Attention is given to the question of well-posedness in Hadamard's classical sense for nonlinear evolution equations of the form \begin{equation} \frac{du}{dt} +L u = N (u), \qquad u(0) =\phi. \tag*{(0.1)} \end{equation} In view are various classes of nonlinear wave equations, nonlinear Schrödinger equations, and the (generalized) KdV equations. Equations of type (0.1) are often well posed in a scale $X_s$, say, of Banach spaces, at least for $s$ large enough. Here, increasing values of $s$ correspond to more regularity; thus $X_r\subset X_s $ if $r>s$. For smaller values of $s$, some equations of the form in (0.1) are well-posed in a conditional sense that the uniqueness aspect depends upon the imposition of auxiliary conditions. In the latter context, it is natural to inquire whether or not the auxiliary conditions are essential to securing uniqueness. It is shown here that for a conditionally well-posed Cauchy problem (0.1), the auxiliary specification is removable if a certain persistence of regularity holds.
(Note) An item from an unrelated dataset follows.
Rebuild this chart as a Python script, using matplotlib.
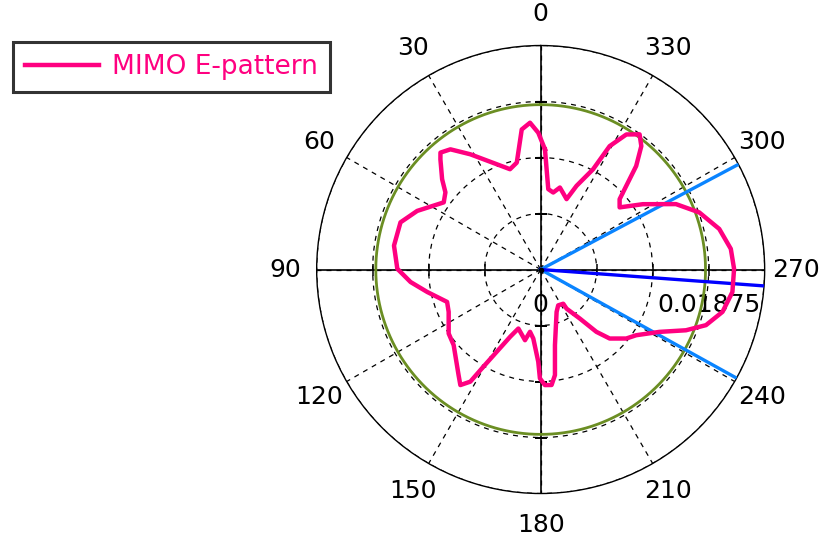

As a consequence, it will transpire that a conditionally well-posed problem (0.1) is (unconditionally) well-posed if the aforementioned persistence property holds. These results are applied to study several recent conditional well-posedness results for the KdV equation, nonlinear Schrödinger equations, and nonlinear wave equations. It is demonstrated that the auxiliary conditions used to secure the uniqueness are all removable and the corresponding Cauchy problems are, in fact, unconditionally well-posed as long as their classical solutions exist globally. In addition, the well-posedness for an initial-boundary-value problem for the KdV equation posed in a quarter plane is also considered. An affirmative answer is provided for a uniqueness question left open in a recent paper of Colliander and Kenig [14].